- [The records]
==========

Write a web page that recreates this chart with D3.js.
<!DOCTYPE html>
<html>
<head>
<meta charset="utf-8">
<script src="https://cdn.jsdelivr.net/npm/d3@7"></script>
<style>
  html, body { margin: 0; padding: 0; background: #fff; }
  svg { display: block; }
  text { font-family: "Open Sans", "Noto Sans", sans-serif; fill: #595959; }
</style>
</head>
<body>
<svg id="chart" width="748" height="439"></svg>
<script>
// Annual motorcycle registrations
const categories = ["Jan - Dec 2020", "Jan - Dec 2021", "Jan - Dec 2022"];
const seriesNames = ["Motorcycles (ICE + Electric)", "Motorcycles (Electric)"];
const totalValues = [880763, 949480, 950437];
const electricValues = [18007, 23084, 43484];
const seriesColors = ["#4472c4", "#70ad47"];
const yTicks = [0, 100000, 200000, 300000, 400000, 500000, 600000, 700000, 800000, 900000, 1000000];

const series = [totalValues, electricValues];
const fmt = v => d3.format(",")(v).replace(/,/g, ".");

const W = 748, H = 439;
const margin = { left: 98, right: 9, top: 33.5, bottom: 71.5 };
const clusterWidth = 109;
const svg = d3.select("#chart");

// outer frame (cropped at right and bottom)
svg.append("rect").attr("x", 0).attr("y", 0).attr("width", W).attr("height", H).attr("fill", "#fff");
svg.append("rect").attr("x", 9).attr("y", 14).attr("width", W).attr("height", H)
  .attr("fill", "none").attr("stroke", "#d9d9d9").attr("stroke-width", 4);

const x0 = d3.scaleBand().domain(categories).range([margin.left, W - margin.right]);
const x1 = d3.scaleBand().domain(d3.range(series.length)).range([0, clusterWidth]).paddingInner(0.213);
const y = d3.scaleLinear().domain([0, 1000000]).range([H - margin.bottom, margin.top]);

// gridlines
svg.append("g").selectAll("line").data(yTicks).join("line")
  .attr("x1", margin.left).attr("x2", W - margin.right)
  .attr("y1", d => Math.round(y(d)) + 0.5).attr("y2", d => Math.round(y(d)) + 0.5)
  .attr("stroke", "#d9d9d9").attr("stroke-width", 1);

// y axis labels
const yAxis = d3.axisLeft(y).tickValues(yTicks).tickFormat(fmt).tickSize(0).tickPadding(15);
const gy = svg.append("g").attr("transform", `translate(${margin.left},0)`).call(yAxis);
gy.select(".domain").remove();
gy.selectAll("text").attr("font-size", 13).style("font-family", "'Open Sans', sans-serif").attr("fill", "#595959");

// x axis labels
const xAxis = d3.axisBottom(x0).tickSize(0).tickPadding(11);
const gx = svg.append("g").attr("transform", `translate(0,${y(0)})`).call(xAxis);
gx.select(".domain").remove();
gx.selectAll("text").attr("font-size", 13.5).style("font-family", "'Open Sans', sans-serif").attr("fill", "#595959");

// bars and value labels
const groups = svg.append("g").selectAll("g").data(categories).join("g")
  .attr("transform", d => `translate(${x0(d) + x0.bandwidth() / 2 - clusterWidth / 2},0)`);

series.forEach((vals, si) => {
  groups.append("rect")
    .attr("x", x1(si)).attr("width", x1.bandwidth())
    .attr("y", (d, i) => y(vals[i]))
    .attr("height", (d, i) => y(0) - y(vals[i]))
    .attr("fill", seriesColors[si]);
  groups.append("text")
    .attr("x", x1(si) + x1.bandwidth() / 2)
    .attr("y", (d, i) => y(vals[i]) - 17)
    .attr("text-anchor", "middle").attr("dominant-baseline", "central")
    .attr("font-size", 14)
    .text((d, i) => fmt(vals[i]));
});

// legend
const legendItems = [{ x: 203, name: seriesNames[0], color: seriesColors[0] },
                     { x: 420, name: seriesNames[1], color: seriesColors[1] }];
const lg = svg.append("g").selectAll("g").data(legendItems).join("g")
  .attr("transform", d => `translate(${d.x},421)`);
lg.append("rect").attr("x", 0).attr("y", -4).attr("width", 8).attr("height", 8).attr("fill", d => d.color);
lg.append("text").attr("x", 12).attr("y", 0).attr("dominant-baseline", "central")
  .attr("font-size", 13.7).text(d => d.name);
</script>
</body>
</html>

==========

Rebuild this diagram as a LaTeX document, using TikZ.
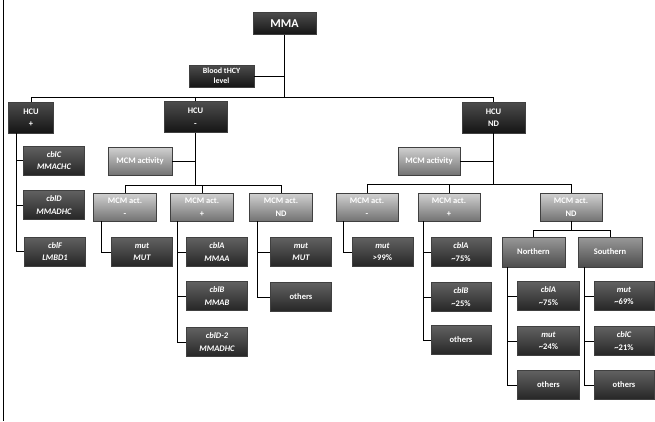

==========

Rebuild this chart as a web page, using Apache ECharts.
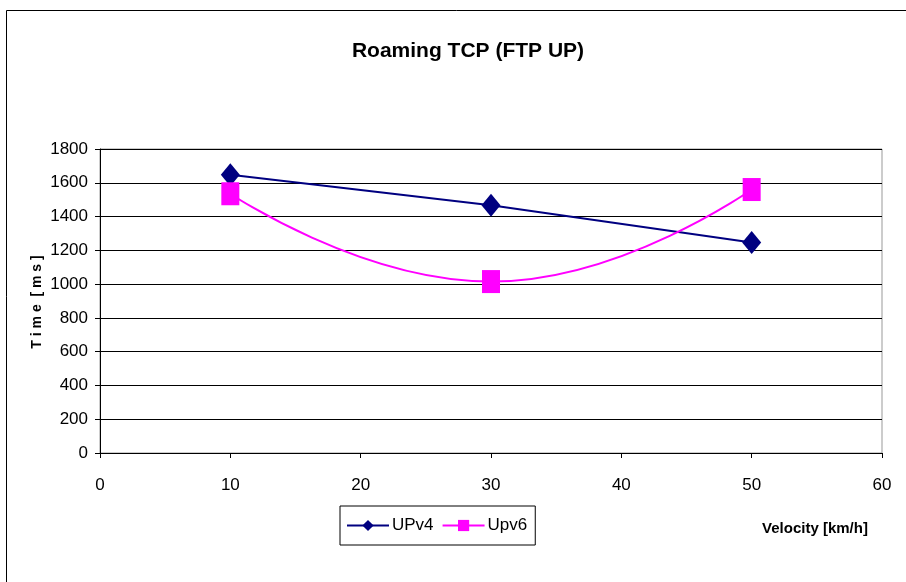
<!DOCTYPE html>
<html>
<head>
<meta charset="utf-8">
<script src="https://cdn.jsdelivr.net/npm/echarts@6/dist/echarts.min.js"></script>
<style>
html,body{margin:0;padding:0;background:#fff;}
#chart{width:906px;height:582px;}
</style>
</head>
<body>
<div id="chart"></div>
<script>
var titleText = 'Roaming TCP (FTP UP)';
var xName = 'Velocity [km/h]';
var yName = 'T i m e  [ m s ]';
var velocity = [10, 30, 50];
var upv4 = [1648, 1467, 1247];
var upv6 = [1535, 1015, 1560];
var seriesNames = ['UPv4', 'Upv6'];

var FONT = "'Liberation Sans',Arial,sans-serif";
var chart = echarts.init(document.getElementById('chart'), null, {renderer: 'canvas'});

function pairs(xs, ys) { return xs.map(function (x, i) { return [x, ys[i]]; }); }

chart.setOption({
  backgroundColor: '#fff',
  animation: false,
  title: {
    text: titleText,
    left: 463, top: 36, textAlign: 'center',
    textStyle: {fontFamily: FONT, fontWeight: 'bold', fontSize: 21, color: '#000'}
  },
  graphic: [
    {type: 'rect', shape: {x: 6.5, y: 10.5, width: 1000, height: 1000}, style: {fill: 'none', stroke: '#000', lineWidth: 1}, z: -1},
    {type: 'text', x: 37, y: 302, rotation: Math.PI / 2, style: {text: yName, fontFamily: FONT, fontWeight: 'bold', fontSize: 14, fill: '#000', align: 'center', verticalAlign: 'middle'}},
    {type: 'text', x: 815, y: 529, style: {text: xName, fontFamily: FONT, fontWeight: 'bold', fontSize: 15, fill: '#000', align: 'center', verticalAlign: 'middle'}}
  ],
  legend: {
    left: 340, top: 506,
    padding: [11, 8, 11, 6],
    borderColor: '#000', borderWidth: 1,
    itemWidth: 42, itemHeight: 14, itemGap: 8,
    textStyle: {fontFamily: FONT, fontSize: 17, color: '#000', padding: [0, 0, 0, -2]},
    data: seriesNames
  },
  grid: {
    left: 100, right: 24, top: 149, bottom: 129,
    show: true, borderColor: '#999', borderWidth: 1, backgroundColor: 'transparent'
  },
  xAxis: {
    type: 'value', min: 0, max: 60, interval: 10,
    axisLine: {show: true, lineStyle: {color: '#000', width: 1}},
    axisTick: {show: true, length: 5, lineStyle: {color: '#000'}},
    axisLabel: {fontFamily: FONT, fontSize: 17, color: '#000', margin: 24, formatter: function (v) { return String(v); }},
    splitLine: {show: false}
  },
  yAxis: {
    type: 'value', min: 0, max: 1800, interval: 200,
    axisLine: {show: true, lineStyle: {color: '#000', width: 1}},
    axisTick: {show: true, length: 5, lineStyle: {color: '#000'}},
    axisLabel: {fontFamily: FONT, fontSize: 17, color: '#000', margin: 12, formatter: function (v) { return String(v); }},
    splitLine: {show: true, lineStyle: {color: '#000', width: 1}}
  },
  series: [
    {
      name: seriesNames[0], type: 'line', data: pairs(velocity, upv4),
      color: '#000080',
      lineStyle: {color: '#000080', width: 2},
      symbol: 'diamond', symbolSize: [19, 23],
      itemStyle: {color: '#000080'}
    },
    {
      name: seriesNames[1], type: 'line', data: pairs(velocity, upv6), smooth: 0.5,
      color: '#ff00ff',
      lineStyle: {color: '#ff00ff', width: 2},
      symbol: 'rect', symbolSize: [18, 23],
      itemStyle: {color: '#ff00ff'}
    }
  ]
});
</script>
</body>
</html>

==========

- [Challenge] Using the entries shown above, reproduce verbatim the lines from the line bearing "Write a web" to the line bearing "800000, 900000, 1000000];", inclusive.

- [Result of the task]
Write a web page that recreates this chart with D3.js.
<!DOCTYPE html>
<html>
<head>
<meta charset="utf-8">
<script src="https://cdn.jsdelivr.net/npm/d3@7"></script>
<style>
  html, body { margin: 0; padding: 0; background: #fff; }
  svg { display: block; }
  text { font-family: "Open Sans", "Noto Sans", sans-serif; fill: #595959; }
</style>
</head>
<body>
<svg id="chart" width="748" height="439"></svg>
<script>
// Annual motorcycle registrations
const categories = ["Jan - Dec 2020", "Jan - Dec 2021", "Jan - Dec 2022"];
const seriesNames = ["Motorcycles (ICE + Electric)", "Motorcycles (Electric)"];
const totalValues = [880763, 949480, 950437];
const electricValues = [18007, 23084, 43484];
const seriesColors = ["#4472c4", "#70ad47"];
const yTicks = [0, 100000, 200000, 300000, 400000, 500000, 600000, 700000, 800000, 900000, 1000000];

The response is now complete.